Given material:
START

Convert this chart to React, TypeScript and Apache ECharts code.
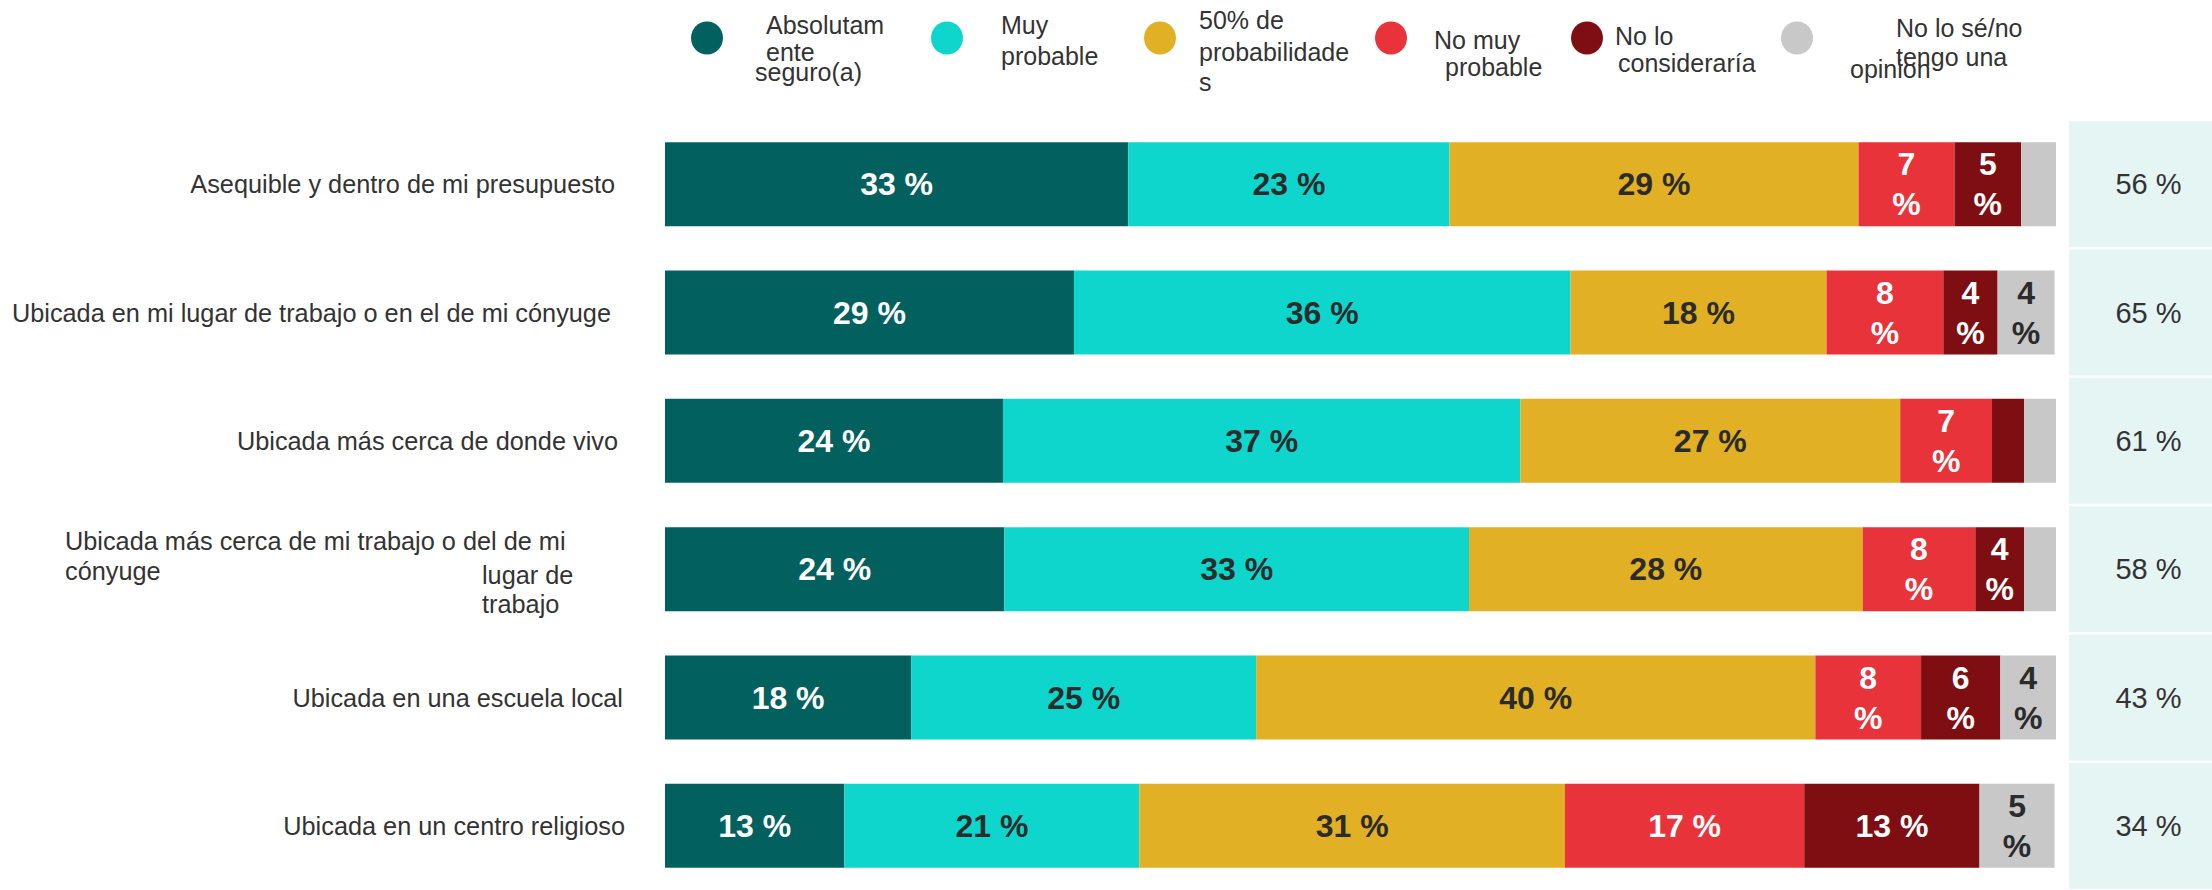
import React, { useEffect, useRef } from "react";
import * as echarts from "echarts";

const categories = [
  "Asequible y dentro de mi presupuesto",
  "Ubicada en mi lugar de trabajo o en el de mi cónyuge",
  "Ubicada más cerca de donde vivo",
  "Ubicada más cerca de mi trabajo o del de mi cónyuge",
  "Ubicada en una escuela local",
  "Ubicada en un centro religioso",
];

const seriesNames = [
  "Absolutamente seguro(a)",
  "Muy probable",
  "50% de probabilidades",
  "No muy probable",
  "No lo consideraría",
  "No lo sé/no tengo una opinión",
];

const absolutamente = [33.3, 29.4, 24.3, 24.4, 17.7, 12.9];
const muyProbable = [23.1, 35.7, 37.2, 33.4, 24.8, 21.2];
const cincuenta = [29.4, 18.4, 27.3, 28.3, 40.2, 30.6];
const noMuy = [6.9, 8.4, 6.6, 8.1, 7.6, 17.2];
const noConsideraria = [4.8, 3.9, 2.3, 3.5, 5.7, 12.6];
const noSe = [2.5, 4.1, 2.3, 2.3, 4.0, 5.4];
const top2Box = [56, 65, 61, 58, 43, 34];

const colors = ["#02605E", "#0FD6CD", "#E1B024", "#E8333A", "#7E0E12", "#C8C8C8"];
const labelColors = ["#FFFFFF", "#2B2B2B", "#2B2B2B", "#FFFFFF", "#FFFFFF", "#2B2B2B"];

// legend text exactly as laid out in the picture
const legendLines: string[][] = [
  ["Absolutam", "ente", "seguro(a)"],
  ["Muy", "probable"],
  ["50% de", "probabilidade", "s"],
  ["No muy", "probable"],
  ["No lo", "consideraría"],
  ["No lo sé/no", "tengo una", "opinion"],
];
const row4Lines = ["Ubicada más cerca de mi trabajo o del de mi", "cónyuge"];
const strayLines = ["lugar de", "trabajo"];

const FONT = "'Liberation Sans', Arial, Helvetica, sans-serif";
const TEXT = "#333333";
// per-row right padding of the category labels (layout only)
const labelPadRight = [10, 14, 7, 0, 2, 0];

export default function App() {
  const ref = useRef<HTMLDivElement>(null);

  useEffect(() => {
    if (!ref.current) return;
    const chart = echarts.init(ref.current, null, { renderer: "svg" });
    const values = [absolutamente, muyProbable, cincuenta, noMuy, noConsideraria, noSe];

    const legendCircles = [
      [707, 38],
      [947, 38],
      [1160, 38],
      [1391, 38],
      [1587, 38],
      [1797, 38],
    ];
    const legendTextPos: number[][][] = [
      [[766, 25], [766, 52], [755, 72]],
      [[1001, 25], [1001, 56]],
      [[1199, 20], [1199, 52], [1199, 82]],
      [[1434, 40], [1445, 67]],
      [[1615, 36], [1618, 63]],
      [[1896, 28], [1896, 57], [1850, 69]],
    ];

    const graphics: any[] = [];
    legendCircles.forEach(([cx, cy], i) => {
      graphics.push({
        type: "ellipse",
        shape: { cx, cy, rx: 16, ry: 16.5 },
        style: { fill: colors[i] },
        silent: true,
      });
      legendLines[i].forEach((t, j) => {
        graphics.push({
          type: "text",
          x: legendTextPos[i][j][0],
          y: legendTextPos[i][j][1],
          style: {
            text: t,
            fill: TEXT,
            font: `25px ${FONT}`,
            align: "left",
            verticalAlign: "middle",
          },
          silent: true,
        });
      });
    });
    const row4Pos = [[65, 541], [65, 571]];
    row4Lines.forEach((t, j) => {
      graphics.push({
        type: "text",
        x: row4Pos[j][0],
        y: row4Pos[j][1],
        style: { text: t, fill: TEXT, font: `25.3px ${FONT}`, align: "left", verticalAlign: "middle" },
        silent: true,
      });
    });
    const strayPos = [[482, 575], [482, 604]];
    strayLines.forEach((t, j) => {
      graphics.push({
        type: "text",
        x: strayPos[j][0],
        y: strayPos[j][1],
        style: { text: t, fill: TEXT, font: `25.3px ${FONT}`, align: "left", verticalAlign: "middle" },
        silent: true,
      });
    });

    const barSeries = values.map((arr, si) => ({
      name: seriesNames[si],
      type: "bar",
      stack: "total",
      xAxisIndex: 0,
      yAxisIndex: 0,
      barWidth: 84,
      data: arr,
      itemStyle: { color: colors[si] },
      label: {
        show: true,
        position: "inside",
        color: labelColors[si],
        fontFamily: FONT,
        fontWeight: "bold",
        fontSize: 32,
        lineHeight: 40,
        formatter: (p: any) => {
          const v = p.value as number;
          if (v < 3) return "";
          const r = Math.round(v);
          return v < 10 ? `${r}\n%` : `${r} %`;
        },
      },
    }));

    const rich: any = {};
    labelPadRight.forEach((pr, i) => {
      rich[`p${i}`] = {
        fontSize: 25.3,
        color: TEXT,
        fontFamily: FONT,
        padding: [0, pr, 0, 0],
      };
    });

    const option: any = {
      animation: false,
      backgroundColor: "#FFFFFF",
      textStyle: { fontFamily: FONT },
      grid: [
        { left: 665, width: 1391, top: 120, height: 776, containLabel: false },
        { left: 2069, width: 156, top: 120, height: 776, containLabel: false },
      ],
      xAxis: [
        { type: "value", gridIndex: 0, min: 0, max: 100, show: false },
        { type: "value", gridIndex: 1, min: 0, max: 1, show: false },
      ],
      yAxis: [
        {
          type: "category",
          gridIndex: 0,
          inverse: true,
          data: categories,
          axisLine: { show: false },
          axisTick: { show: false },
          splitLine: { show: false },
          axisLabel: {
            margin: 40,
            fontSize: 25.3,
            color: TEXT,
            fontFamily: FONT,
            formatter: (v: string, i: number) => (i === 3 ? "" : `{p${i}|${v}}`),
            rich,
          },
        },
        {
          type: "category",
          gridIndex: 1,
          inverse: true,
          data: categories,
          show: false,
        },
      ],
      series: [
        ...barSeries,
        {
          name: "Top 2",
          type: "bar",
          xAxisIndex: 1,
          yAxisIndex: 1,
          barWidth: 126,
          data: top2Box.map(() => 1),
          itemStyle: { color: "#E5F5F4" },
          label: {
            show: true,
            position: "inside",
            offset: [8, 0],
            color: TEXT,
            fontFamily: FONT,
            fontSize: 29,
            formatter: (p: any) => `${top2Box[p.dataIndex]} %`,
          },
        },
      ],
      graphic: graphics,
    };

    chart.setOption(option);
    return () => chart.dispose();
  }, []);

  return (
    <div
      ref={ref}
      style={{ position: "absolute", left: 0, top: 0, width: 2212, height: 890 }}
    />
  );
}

END

Exercise instructions: Return the whole listing, word for word, and leave out every picture.

Complete output:
Convert this chart to React, TypeScript and Apache ECharts code.
import React, { useEffect, useRef } from "react";
import * as echarts from "echarts";

const categories = [
  "Asequible y dentro de mi presupuesto",
  "Ubicada en mi lugar de trabajo o en el de mi cónyuge",
  "Ubicada más cerca de donde vivo",
  "Ubicada más cerca de mi trabajo o del de mi cónyuge",
  "Ubicada en una escuela local",
  "Ubicada en un centro religioso",
];

const seriesNames = [
  "Absolutamente seguro(a)",
  "Muy probable",
  "50% de probabilidades",
  "No muy probable",
  "No lo consideraría",
  "No lo sé/no tengo una opinión",
];

const absolutamente = [33.3, 29.4, 24.3, 24.4, 17.7, 12.9];
const muyProbable = [23.1, 35.7, 37.2, 33.4, 24.8, 21.2];
const cincuenta = [29.4, 18.4, 27.3, 28.3, 40.2, 30.6];
const noMuy = [6.9, 8.4, 6.6, 8.1, 7.6, 17.2];
const noConsideraria = [4.8, 3.9, 2.3, 3.5, 5.7, 12.6];
const noSe = [2.5, 4.1, 2.3, 2.3, 4.0, 5.4];
const top2Box = [56, 65, 61, 58, 43, 34];

const colors = ["#02605E", "#0FD6CD", "#E1B024", "#E8333A", "#7E0E12", "#C8C8C8"];
const labelColors = ["#FFFFFF", "#2B2B2B", "#2B2B2B", "#FFFFFF", "#FFFFFF", "#2B2B2B"];

// legend text exactly as laid out in the picture
const legendLines: string[][] = [
  ["Absolutam", "ente", "seguro(a)"],
  ["Muy", "probable"],
  ["50% de", "probabilidade", "s"],
  ["No muy", "probable"],
  ["No lo", "consideraría"],
  ["No lo sé/no", "tengo una", "opinion"],
];
const row4Lines = ["Ubicada más cerca de mi trabajo o del de mi", "cónyuge"];
const strayLines = ["lugar de", "trabajo"];

const FONT = "'Liberation Sans', Arial, Helvetica, sans-serif";
const TEXT = "#333333";
// per-row right padding of the category labels (layout only)
const labelPadRight = [10, 14, 7, 0, 2, 0];

export default function App() {
  const ref = useRef<HTMLDivElement>(null);

  useEffect(() => {
    if (!ref.current) return;
    const chart = echarts.init(ref.current, null, { renderer: "svg" });
    const values = [absolutamente, muyProbable, cincuenta, noMuy, noConsideraria, noSe];

    const legendCircles = [
      [707, 38],
      [947, 38],
      [1160, 38],
      [1391, 38],
      [1587, 38],
      [1797, 38],
    ];
    const legendTextPos: number[][][] = [
      [[766, 25], [766, 52], [755, 72]],
      [[1001, 25], [1001, 56]],
      [[1199, 20], [1199, 52], [1199, 82]],
      [[1434, 40], [1445, 67]],
      [[1615, 36], [1618, 63]],
      [[1896, 28], [1896, 57], [1850, 69]],
    ];

    const graphics: any[] = [];
    legendCircles.forEach(([cx, cy], i) => {
      graphics.push({
        type: "ellipse",
        shape: { cx, cy, rx: 16, ry: 16.5 },
        style: { fill: colors[i] },
        silent: true,
      });
      legendLines[i].forEach((t, j) => {
        graphics.push({
          type: "text",
          x: legendTextPos[i][j][0],
          y: legendTextPos[i][j][1],
          style: {
            text: t,
            fill: TEXT,
            font: `25px ${FONT}`,
            align: "left",
            verticalAlign: "middle",
          },
          silent: true,
        });
      });
    });
    const row4Pos = [[65, 541], [65, 571]];
    row4Lines.forEach((t, j) => {
      graphics.push({
        type: "text",
        x: row4Pos[j][0],
        y: row4Pos[j][1],
        style: { text: t, fill: TEXT, font: `25.3px ${FONT}`, align: "left", verticalAlign: "middle" },
        silent: true,
      });
    });
    const strayPos = [[482, 575], [482, 604]];
    strayLines.forEach((t, j) => {
      graphics.push({
        type: "text",
        x: strayPos[j][0],
        y: strayPos[j][1],
        style: { text: t, fill: TEXT, font: `25.3px ${FONT}`, align: "left", verticalAlign: "middle" },
        silent: true,
      });
    });

    const barSeries = values.map((arr, si) => ({
      name: seriesNames[si],
      type: "bar",
      stack: "total",
      xAxisIndex: 0,
      yAxisIndex: 0,
      barWidth: 84,
      data: arr,
      itemStyle: { color: colors[si] },
      label: {
        show: true,
        position: "inside",
        color: labelColors[si],
        fontFamily: FONT,
        fontWeight: "bold",
        fontSize: 32,
        lineHeight: 40,
        formatter: (p: any) => {
          const v = p.value as number;
          if (v < 3) return "";
          const r = Math.round(v);
          return v < 10 ? `${r}\n%` : `${r} %`;
        },
      },
    }));

    const rich: any = {};
    labelPadRight.forEach((pr, i) => {
      rich[`p${i}`] = {
        fontSize: 25.3,
        color: TEXT,
        fontFamily: FONT,
        padding: [0, pr, 0, 0],
      };
    });

    const option: any = {
      animation: false,
      backgroundColor: "#FFFFFF",
      textStyle: { fontFamily: FONT },
      grid: [
        { left: 665, width: 1391, top: 120, height: 776, containLabel: false },
        { left: 2069, width: 156, top: 120, height: 776, containLabel: false },
      ],
      xAxis: [
        { type: "value", gridIndex: 0, min: 0, max: 100, show: false },
        { type: "value", gridIndex: 1, min: 0, max: 1, show: false },
      ],
      yAxis: [
        {
          type: "category",
          gridIndex: 0,
          inverse: true,
          data: categories,
          axisLine: { show: false },
          axisTick: { show: false },
          splitLine: { show: false },
          axisLabel: {
            margin: 40,
            fontSize: 25.3,
            color: TEXT,
            fontFamily: FONT,
            formatter: (v: string, i: number) => (i === 3 ? "" : `{p${i}|${v}}`),
            rich,
          },
        },
        {
          type: "category",
          gridIndex: 1,
          inverse: true,
          data: categories,
          show: false,
        },
      ],
      series: [
        ...barSeries,
        {
          name: "Top 2",
          type: "bar",
          xAxisIndex: 1,
          yAxisIndex: 1,
          barWidth: 126,
          data: top2Box.map(() => 1),
          itemStyle: { color: "#E5F5F4" },
          label: {
            show: true,
            position: "inside",
            offset: [8, 0],
            color: TEXT,
            fontFamily: FONT,
            fontSize: 29,
            formatter: (p: any) => `${top2Box[p.dataIndex]} %`,
          },
        },
      ],
      graphic: graphics,
    };

    chart.setOption(option);
    return () => chart.dispose();
  }, []);

  return (
    <div
      ref={ref}
      style={{ position: "absolute", left: 0, top: 0, width: 2212, height: 890 }}
    />
  );
}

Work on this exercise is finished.